Trump fired Hampton Dellinger, who was appointed by former President Joe Biden to head the Office of Special Counsel, an independent agency created by Congress on January 1, 1979, to protect federal employees and applicants from prohibited personnel practices (PPPs), especially reprisal for “whistleblowing.” Dellinger was confirmed by the Democratic Senate for a five-year term in 2024; he sued after Trump fired him.
The two judges who refused to overrule the lower court’s decision, J. Michelle Childs and Florence Pan, were Biden nominees; the judge contending against them, Gregory Katsas, was nominated by Trump.
“This case involves an unprecedented assault on the separation of powers that warrants immediate relief,” acting Solicitor General Sarah M. Harris wrote in the appeal. “As this Court observed just last Term, ‘Congress cannot act on, and courts cannot examine, the President’s actions on subjects within his ‘conclusive and preclusive’ constitutional authority”—including “the President’s ‘unrestricted power of removal’ with respect to ‘executive officers of the United States whom [the President] has appointed.’”
“In the last five years, this Court has twice held that restrictions on the President’s authority to remove principal officers who serve as the sole heads of executive agencies violate Article II—in those cases, the single heads of the Consumer Financial Protection Bureau and the Federal Housing Finance Agency,” she continued. “Whatever the agency, for the President to discharge his constitutional duty to supervise those who exercise executive power on his behalf, the President can ‘remove the head of an agency with a single top officer’ at will.
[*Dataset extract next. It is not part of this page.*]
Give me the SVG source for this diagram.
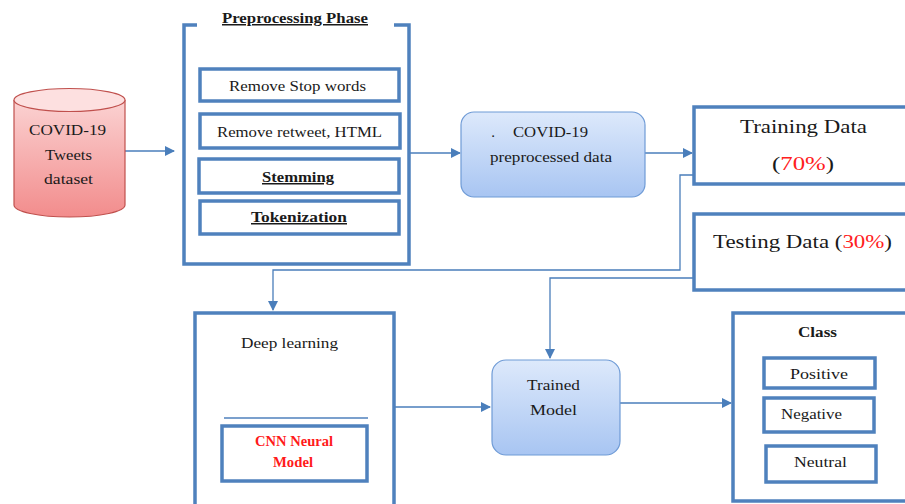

On that basis, President Biden in 2021 fired the single head of the Social Security Administration without cause. Thus, when President Trump, on February 7, 2025, removed respondent Hampton Dellinger as the single head of the Office of Special Counsel, he engaged in an uncontroversial exercise of his Article II powers.”
“Until now, as far as we are aware, no court in American history has wielded an injunction to force the president to retain an agency head whom the president believes should not be entrusted with executive power and to prevent the president from relying on his preferred replacement,” she stated. “Yet the district court remarkably found no irreparable harm to the President if he is judicially barred from exercising exclusive and preclusive powers of the Presidency for at least 16 days, and perhaps for a month.”
She addressed the Supreme Court directly: “ … this Court’s precedents are pellucid that Article II empowers the President to remove, at will, the single head of an agency, such as the Special Counsel. … this Court’s precedents are clear that district courts lack equitable power to reinstate principal officers. By transgressing both of those lines of precedent, the district court erred in ways that threaten the separation of powers the administration asserts in its appeal.”
“Executive power belongs to the President, not to respondent, and wresting control of that power from the President is constitutionally intolerable,” she concluded.